One Week That Shook The World

This was a week to remember. Students a hundred years from now will be writing doctoral theses on what happened in the last seven days (and in the week to come), and scholars will still be arguing over what precisely happened. This is History with a capital “H,” a turning point in the affairs of the nation and of mankind so fundamental that not a single man, woman or child on this planet will be able to avoid its effects.


For the great industrial nations, especially the United States, the course of history has been drastically altered. Even our dreams will have to adapt to the new financial and economic realities.


By Thursday of this week it had become apparent that the U.S. Treasury bailout of American International Group had bandaged one major wound to the system of credit in this country, but a $89.2 billion run on mutual funds (long considered one of the safest investments this side of a savings account) was threatening to dry up most of the available investment capital available in the United States and the Free World.


Making matters worse, the fall of Lehman Brothers, Bear Stearns, Merrill Lynch, Freddie Mac, Fanny Mae and the inability of Washington Mutual to find any bidders for their assets had dealt confidence in the banks a seeming deathblow. People were wondering aloud by Thursday afternoon if Morgan Stanley and Goldman Sachs were next to go. The financial underpinnings of the real estate industry were crumbling.


Within days, perhaps even hours, the deluge would come. The last great investment banks would close, the stock market would crash, mutual funds (and thus the world’s investment capital) would be drained dry by panicked investors and the developed world, including all of the Americas, Europe, Russia, India and the Pacific Rim nations would be thrust into a protracted and catastrophic economic depression that made no distinction between capitalist or socialist systems. All would suffer deeply.


The United States Government, the only entity on the planet big enough and powerful enough to have a chance at avoiding this global catastrophe, has decided to effect a revolution in the relationship between Government and the private sector every bit as profound as the New Deal. The United States is becoming the real estate owner of last resort. Only instead of phasing these massive changes in over six or seven years, we intend to write the program this weekend and enact it as law next week.


The United States is undertaking to acquire the “toxic assets” of the banking system –the home loans, especially, that are in danger of foreclosure, the exotic derivatives based on real estate and so forth…to the tune of as much as one trillion dollars ($1,000bn). This will free up the resources of the banks needed to fund economic expansion.
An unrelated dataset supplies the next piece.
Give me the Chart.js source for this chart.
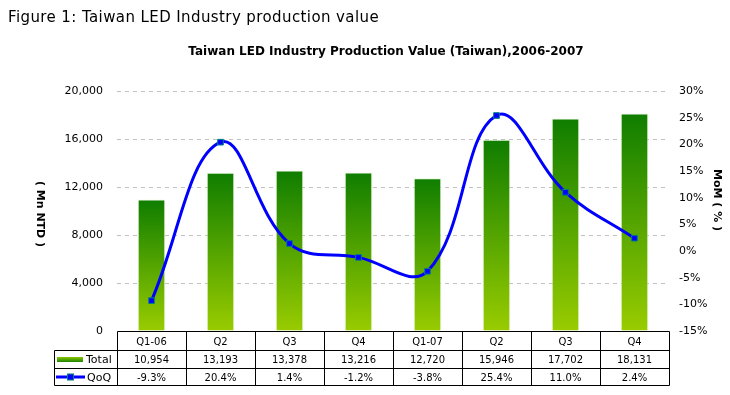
<!DOCTYPE html>
<html lang="en">
<head>
  <meta charset="UTF-8">
  <title>Taiwan LED Industry production value</title>
  <script src="https://cdn.jsdelivr.net/npm/chart.js"></script>
  <style>
    body { margin: 0; background: #fff; }
    #wrap { position: relative; width: 730px; height: 395px; }
    #figTitle {
      position: absolute; left: 8px; top: 8px;
      font: 15px "DejaVu Sans", Verdana, sans-serif; color: #000;
      letter-spacing: 0.4px;
      line-height: 18px; white-space: nowrap;
    }
    canvas { position: absolute; left: 0; top: 0; }
  </style>
</head>
<body>
<div id="wrap">
  <canvas id="grafico" width="730" height="395"></canvas>
  <div id="figTitle">Figure 1: Taiwan LED Industry production value</div>
</div>

<script>
  // dados
  const quarters = ['Q1-06', 'Q2', 'Q3', 'Q4', 'Q1-07', 'Q2', 'Q3', 'Q4'];
  const totalValues = [10954, 13193, 13378, 13216, 12720, 15946, 17702, 18131];
  const qoqValues = [-9.3, 20.4, 1.4, -1.2, -3.8, 25.4, 11.0, 2.4];
  const leftTicks = [0, 4000, 8000, 12000, 16000, 20000];
  const rightTicks = [-15, -10, -5, 0, 5, 10, 15, 20, 25, 30];

  const chartTitle = 'Taiwan LED Industry Production Value (Taiwan),2006-2007';
  const leftAxisTitle = '( Mn NTD )';
  const rightAxisTitle = 'MoM ( % )';

  const FONT = '"DejaVu Sans", Verdana, sans-serif';
  const GREEN_TOP = '#0f7d00';
  const GREEN_BOTTOM = '#99cc00';

  function fmt(n) {
    return n.toString().replace(/\B(?=(\d{3})+(?!\d))/g, ',');
  }

  function barGradient(c) {
    const chart = c.chart;
    if (!chart.chartArea || c.type !== 'data') return '#4c9f00';
    const y = chart.scales.y;
    const top = y.getPixelForValue(c.raw);
    const bottom = y.getPixelForValue(0);
    const g = chart.ctx.createLinearGradient(0, top, 0, bottom);
    g.addColorStop(0, GREEN_TOP);
    g.addColorStop(1, GREEN_BOTTOM);
    return g;
  }

  // títulos e tabela de dados desenhados por cima
  const extras = {
    id: 'extras',
    afterDraw(chart) {
      const ctx = chart.ctx;
      const area = chart.chartArea;
      const x = chart.scales.x;

      ctx.save();
      ctx.fillStyle = '#000';

      // título do gráfico
      ctx.font = 'bold 12px ' + FONT;
      ctx.textAlign = 'center';
      ctx.textBaseline = 'middle';
      ctx.fillText(chartTitle, 386, 52);

      // títulos dos eixos (lidos de cima para baixo)
      ctx.font = 'bold 11px ' + FONT;
      ctx.save();
      ctx.translate(40, 214);
      ctx.rotate(Math.PI / 2);
      ctx.fillText(leftAxisTitle, 0, 0);
      ctx.restore();
      ctx.save();
      ctx.translate(717, 200);
      ctx.rotate(Math.PI / 2);
      ctx.fillText(rightAxisTitle, 0, 0);
      ctx.restore();

      // tabela
      const colW = (area.right - area.left) / quarters.length;
      const y0 = Math.round(area.bottom) + 0.5;
      const y1 = y0 + 19;
      const y2 = y1 + 18;
      const y3 = y2 + 17;
      const legL = 54.5;
      const L = Math.round(area.left) + 0.5;
      const R = Math.round(area.right) + 0.5;

      ctx.strokeStyle = '#000';
      ctx.lineWidth = 1;
      ctx.beginPath();
      ctx.moveTo(L, y0); ctx.lineTo(R, y0);
      [y1, y2, y3].forEach(yy => { ctx.moveTo(legL, yy); ctx.lineTo(R, yy); });
      ctx.moveTo(legL, y1); ctx.lineTo(legL, y3);
      for (let i = 0; i <= quarters.length; i++) {
        const bx = Math.round(area.left + i * colW) + 0.5;
        ctx.moveTo(bx, y0); ctx.lineTo(bx, y3);
      }
      ctx.stroke();

      ctx.font = '10px ' + FONT;
      ctx.textAlign = 'center';
      ctx.textBaseline = 'middle';
      quarters.forEach((q, i) => {
        const cx = x.getPixelForValue(i);
        ctx.fillText(q, cx, (y0 + y1) / 2 + 1);
        ctx.fillText(fmt(totalValues[i]), cx, (y1 + y2) / 2 + 1);
        ctx.fillText(qoqValues[i].toFixed(1) + '%', cx, (y2 + y3) / 2 + 1);
      });

      // legenda da tabela
      const sy = (y1 + y2) / 2;
      const g = ctx.createLinearGradient(0, sy - 3, 0, sy + 3);
      g.addColorStop(0, GREEN_BOTTOM);
      g.addColorStop(1, GREEN_TOP);
      ctx.fillStyle = g;
      ctx.fillRect(57, sy - 2.5, 26, 5);

      const ly = (y2 + y3) / 2;
      ctx.strokeStyle = '#0000ff';
      ctx.lineWidth = 3;
      ctx.beginPath();
      ctx.moveTo(56, ly); ctx.lineTo(85, ly);
      ctx.stroke();
      ctx.fillStyle = '#0000ff';
      ctx.fillRect(67.5, ly - 3, 6, 6);
      ctx.strokeStyle = '#008080';
      ctx.lineWidth = 1;
      ctx.strokeRect(67.5, ly - 3, 6, 6);

      ctx.fillStyle = '#000';
      ctx.font = '11px ' + FONT;
      ctx.textAlign = 'left';
      ctx.fillText('Total', 86, sy + 1);
      ctx.fillText('QoQ', 87, ly + 1);
      ctx.restore();
    }
  };

  const ctx = document.getElementById('grafico').getContext('2d');

  new Chart(ctx, {
    data: {
      labels: quarters,
      datasets: [
        {
          type: 'line',
          label: 'QoQ',
          data: qoqValues,
          yAxisID: 'y1',
          order: 0,
          borderColor: '#0000ff',
          borderWidth: 3,
          tension: 0.4,
          pointStyle: 'rect',
          pointRadius: 4,
          pointBackgroundColor: '#0000ff',
          pointBorderColor: '#008080',
          pointBorderWidth: 1
        },
        {
          type: 'bar',
          label: 'Total',
          data: totalValues,
          yAxisID: 'y',
          order: 1,
          backgroundColor: barGradient,
          borderColor: 'rgba(220,245,200,0.7)',
          borderWidth: 1,
          barPercentage: 0.4,
          categoryPercentage: 1.0
        }
      ]
    },
    options: {
      responsive: false,
      animation: false,
      layout: { padding: { top: 91, bottom: 10, left: 0, right: 0 } },
      plugins: {
        legend: { display: false },
        tooltip: { enabled: false }
      },
      scales: {
        x: {
          offset: true,
          grid: { display: false },
          border: { display: false },
          ticks: { display: false },
          afterFit: s => { s.height = 54; }
        },
        y: {
          position: 'left',
          min: 0,
          max: 20000,
          afterBuildTicks: s => { s.ticks = leftTicks.map(v => ({ value: v })); },
          ticks: {
            color: '#000',
            padding: 14,
            font: { family: FONT, size: 11 },
            callback: v => fmt(v)
          },
          grid: { color: '#c0c0c0', drawTicks: false, lineWidth: 1 },
          border: { display: false, dash: [4, 4] },
          afterFit: s => { s.width = 117; }
        },
        y1: {
          position: 'right',
          min: -15,
          max: 30,
          afterBuildTicks: s => { s.ticks = rightTicks.map(v => ({ value: v })); },
          ticks: {
            color: '#000',
            padding: 10,
            font: { family: FONT, size: 11 },
            callback: v => v + '%'
          },
          grid: { display: false, drawTicks: false },
          border: { display: false },
          afterFit: s => { s.width = 61; }
        }
      }
    },
    plugins: [extras]
  });
</script>
</body>
</html>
The alternative, which was to let the banks fold, would have meant a freeze or a collapse of credit in this country, bringing the economy to a screeching halt and negatively impacting every American family.
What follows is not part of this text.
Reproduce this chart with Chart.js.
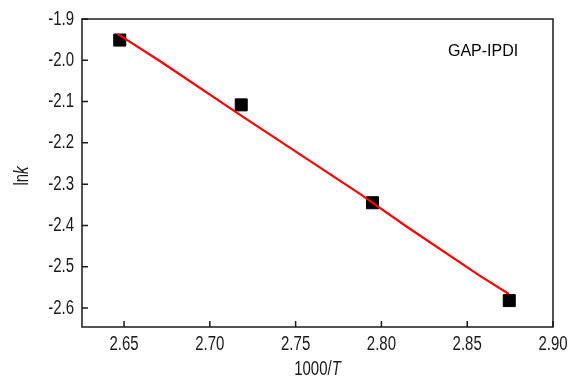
<!DOCTYPE html>
<html>
<head>
<meta charset="utf-8">
<script src="https://cdn.jsdelivr.net/npm/chart.js@4.4.1/dist/chart.umd.min.js"></script>
<style>
  html, body { margin: 0; background: #fff; }
  #wrap { width: 575px; height: 378px; }
</style>
</head>
<body>
<div id="wrap"><canvas id="arrhenius"></canvas></div>
<script>
// measured points: 1000/T vs ln k
const invT = [2.6475, 2.7183, 2.7948, 2.8745];
const lnK = [-1.951, -2.108, -2.345, -2.582];

// fitted line, traced along its length
const fitX = [2.6462, 2.6713, 2.7183, 2.7877, 2.8144, 2.8570, 2.8743];
const fitY = [-1.936, -2.003, -2.134, -2.324, -2.402, -2.521, -2.566];

const xTicks = [2.65, 2.70, 2.75, 2.80, 2.85, 2.90];
const yTicks = [-2.6, -2.5, -2.4, -2.3, -2.2, -2.1, -2.0, -1.9];

const FONT = "'Liberation Sans', Arial, sans-serif";
const INK = '#1a1a1a';
const SQUEEZE = 0.75; // condensed look for axis text

// write text squeezed horizontally; parts = [[text, italic], ...]
function narrowText(ctx, parts, x, y, align) {
  ctx.save();
  ctx.translate(x, y);
  ctx.scale(SQUEEZE, 1);
  let total = 0;
  const widths = parts.map(([t, ital]) => {
    ctx.font = (ital ? 'italic ' : '') + '20px ' + FONT;
    const w = ctx.measureText(t).width;
    total += w;
    return w;
  });
  let cx = align === 'right' ? -total : align === 'center' ? -total / 2 : 0;
  ctx.textAlign = 'left';
  ctx.textBaseline = 'middle';
  parts.forEach(([t, ital], i) => {
    ctx.font = (ital ? 'italic ' : '') + '20px ' + FONT;
    ctx.fillText(t, cx, 0);
    cx += widths[i];
  });
  ctx.restore();
}

// box around the plot, inward tick marks, tick labels and axis titles
const frame = {
  id: 'frame',
  afterDatasetsDraw(chart) {
    const { ctx, chartArea: a, scales } = chart;
    ctx.save();
    ctx.strokeStyle = INK;
    ctx.lineWidth = 1.5;
    ctx.strokeRect(a.left, a.top, a.right - a.left, a.bottom - a.top);

    ctx.beginPath();
    scales.x.ticks.forEach((t, i) => {
      const px = scales.x.getPixelForTick(i);
      ctx.moveTo(px, a.bottom);
      ctx.lineTo(px, a.bottom - 6);
    });
    scales.y.ticks.forEach((t, i) => {
      const py = scales.y.getPixelForTick(i);
      ctx.moveTo(a.left, py);
      ctx.lineTo(a.left + 6, py);
    });
    ctx.stroke();

    ctx.fillStyle = INK;
    scales.x.ticks.forEach((t, i) => {
      narrowText(ctx, [[t.value.toFixed(2), false]], scales.x.getPixelForTick(i), a.bottom + 17, 'center');
    });
    scales.y.ticks.forEach((t, i) => {
      narrowText(ctx, [[t.value.toFixed(1), false]], a.left - 8, scales.y.getPixelForTick(i), 'right');
    });

    // x title: 1000/T
    narrowText(ctx, [['1000/', false], ['T', true]], (a.left + a.right) / 2, 369, 'center');

    // y title: ln k
    ctx.save();
    ctx.translate(22, (a.top + a.bottom) / 2 + 3);
    ctx.rotate(-Math.PI / 2);
    narrowText(ctx, [['ln', false], ['k', true]], 0, 0, 'center');
    ctx.restore();

    // series label
    ctx.fillStyle = '#000';
    ctx.font = '16px ' + FONT;
    ctx.textAlign = 'left';
    ctx.textBaseline = 'middle';
    ctx.fillText('GAP-IPDI', 448, 52);
    ctx.restore();
  }
};

new Chart(document.getElementById('arrhenius'), {
  type: 'scatter',
  data: {
    datasets: [
      {
        label: 'fit',
        data: fitX.map((x, i) => ({ x, y: fitY[i] })),
        showLine: true,
        borderColor: '#ff0000',
        borderWidth: 2.2,
        pointRadius: 0,
        tension: 0
      },
      {
        label: 'GAP-IPDI',
        data: invT.map((x, i) => ({ x, y: lnK[i] })),
        pointStyle: 'rect',
        pointRadius: 8.5,
        pointBackgroundColor: '#000',
        pointBorderColor: '#000',
        pointBorderWidth: 1
      }
    ]
  },
  options: {
    responsive: true,
    maintainAspectRatio: false,
    animation: false,
    layout: { padding: { top: 19, right: 22, left: 0, bottom: 0 } },
    plugins: { legend: { display: false }, tooltip: { enabled: false } },
    scales: {
      x: {
        type: 'linear',
        min: 2.6255,
        max: 2.90,
        afterBuildTicks: s => { s.ticks = xTicks.map(v => ({ value: v })); },
        afterFit: s => { s.height = 51; },
        grid: { display: false, drawTicks: false },
        border: { display: false },
        ticks: { display: false }
      },
      y: {
        min: -2.646,
        max: -1.9,
        afterBuildTicks: s => { s.ticks = yTicks.map(v => ({ value: v })); },
        afterFit: s => { s.width = 82; },
        grid: { display: false, drawTicks: false },
        border: { display: false },
        ticks: { display: false }
      }
    }
  },
  plugins: [frame]
});
</script>
</body>
</html>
Since the great banks of the world are so intimately interconnected, it is also likely that the misery would not have been limited to the United States –a notion appreciated by investors world wide in the past week.
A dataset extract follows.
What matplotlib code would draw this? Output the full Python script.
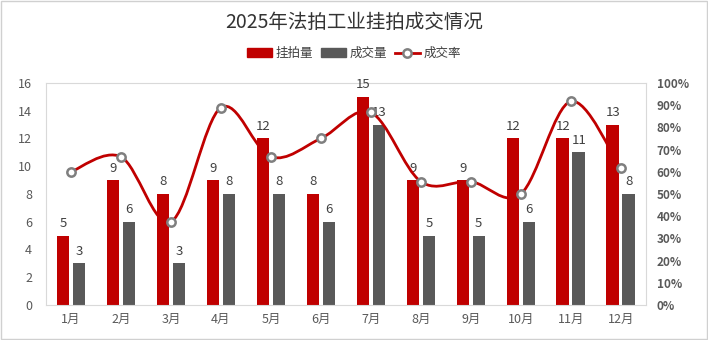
import numpy as np
import matplotlib.pyplot as plt
from matplotlib.path import Path
from matplotlib.patches import PathPatch, Rectangle
from matplotlib.lines import Line2D
from matplotlib.ticker import PercentFormatter

plt.rcParams['font.family'] = ['Noto Sans CJK SC', 'DejaVu Sans']

months = ['1月', '2月', '3月', '4月', '5月', '6月', '7月', '8月', '9月', '10月', '11月', '12月']
listed = [5, 9, 8, 9, 12, 8, 15, 9, 9, 12, 12, 13]
sold = [3, 6, 3, 8, 8, 6, 13, 5, 5, 6, 11, 8]
rate = [0.60, 0.667, 0.375, 0.889, 0.667, 0.75, 0.867, 0.556, 0.556, 0.50, 0.917, 0.615]

red = '#C00000'
gray = '#595959'
txt = '#404040'

fig = plt.figure(figsize=(7.08, 3.40), dpi=100)
fig.patches.append(Rectangle((0.001, 0.002), 0.997, 0.995, transform=fig.transFigure,
                             fill=False, edgecolor='#D0D0D0', linewidth=1))
ax = fig.add_axes([0.065, 0.103, 0.847, 0.653])
x = np.arange(len(months))
w = 0.25
b1 = ax.bar(x - 0.16, listed, w, color=red, zorder=2)
b2 = ax.bar(x + 0.16, sold, w, color=gray, zorder=2)
for rect, v in zip(b1, listed):
    ax.text(rect.get_x() + rect.get_width() / 2, v + 0.4, str(v), ha='center', va='bottom',
            fontsize=9.5, color=txt, zorder=5)
for rect, v in zip(b2, sold):
    ax.text(rect.get_x() + rect.get_width() / 2, v + 0.4, str(v), ha='center', va='bottom',
            fontsize=9.5, color=txt, zorder=5)

ax.set_xlim(-0.5, len(months) - 0.5)
ax.set_ylim(0, 16)
ax.set_yticks(range(0, 17, 2))
ax.set_xticks(x)
ax.set_xticklabels(months)
ax.tick_params(length=0, labelsize=9, colors=gray, pad=6)
ax.tick_params(axis='y', pad=10)
for s in ax.spines.values():
    s.set_color('#D9D9D9')

ax2 = ax.twinx()
ax2.set_ylim(0, 1)
ax2.set_yticks(np.arange(0, 1.01, 0.1))
ax2.yaxis.set_major_formatter(PercentFormatter(1.0, decimals=0))
ax2.tick_params(length=0, labelsize=8.5, colors=gray, pad=8)
for lab in ax2.get_yticklabels():
    lab.set_fontweight('bold')
for s in ax2.spines.values():
    s.set_visible(False)

# smooth curve (Catmull-Rom as cubic Bezier, like Excel's smoothed line)
pts = np.column_stack([x, rate]).astype(float)
verts = [tuple(pts[0])]
codes = [Path.MOVETO]
n = len(pts)
for i in range(n - 1):
    p0 = pts[i - 1] if i > 0 else pts[i]
    p1 = pts[i]
    p2 = pts[i + 1]
    p3 = pts[i + 2] if i + 2 < n else pts[i + 1]
    c1 = p1 + (p2 - p0) / 6
    c2 = p2 - (p3 - p1) / 6
    verts += [tuple(c1), tuple(c2), tuple(p2)]
    codes += [Path.CURVE4] * 3
ax2.add_patch(PathPatch(Path(verts, codes), fill=False, edgecolor=red, linewidth=2, zorder=3))
ax2.plot(x, rate, linestyle='none', marker='o', markersize=6, markerfacecolor='white',
         markeredgecolor='#7F7F7F', markeredgewidth=1.8, zorder=4)

fig.text(0.5, 0.935, '2025年法拍工业挂拍成交情况', ha='center', va='center', fontsize=14, color='#333333')
handles = [Rectangle((0, 0), 1, 1, color=red), Rectangle((0, 0), 1, 1, color=gray),
           Line2D([], [], color=red, linewidth=2, marker='o', markersize=6,
                  markerfacecolor='white', markeredgecolor='#7F7F7F', markeredgewidth=1.8)]
fig.legend(handles, ['挂拍量', '成交量', '成交率'], loc='center', bbox_to_anchor=(0.5, 0.843),
           ncol=3, frameon=False, fontsize=9, handlelength=2.0, handleheight=0.7,
           handletextpad=0.3, columnspacing=0.6, labelcolor=txt)

fig.savefig('out.png', dpi=100)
Government is also coming to the rescue of the mutual funds industry. President Bush announced that the United States will extend dollar-for-dollar insurance to mutual fund investors.

So far so good. The details are being hashed out even as I write these words by Federal Reserve Bank officials, Treasury Department representatives and congressional leaders. The final product, if it is not a horn of plenty including every goodie that well connected congressmen and senators could wish for, it will be passed by Congress and signed into law in the next few days.


If it works, like the government’s Resolution Trust Corporation, it will be one of the great achievements in this history of the Republic. But it will come at a price.


Where do we get the $1,000,000,000,000? We can’t borrow that much from the Chinese. We can’t print it because the dollar has already lost too much of its value. It will have to come from taxes. And if it does, we will not have a lot of money left over for national health care, global warming, alternative energy, an expanded military, college for all, and the other items on the Democratic and Republican wish lists.

This may also mean the end of Reaganomics, which had a lovely run from 1983 to date under four presidents. One of the central props of the system, de-regulation, is doomed. Not that regulation would have prevented the bad banking and management practices that got us into this mess, but the people and the politicians will definitely re-burden the private sector with tons of paperwork after this.


The other prop of Reaganomics, affordable taxes, may also go by the boards. My math may be faulty but if we need one trillion dollars that means every man woman and child in the United States will have to kick in an additional $3,322 in taxes to obtain the money.


We may not be ready to exhale just yet, but we have more hope this evening than we have seen in months.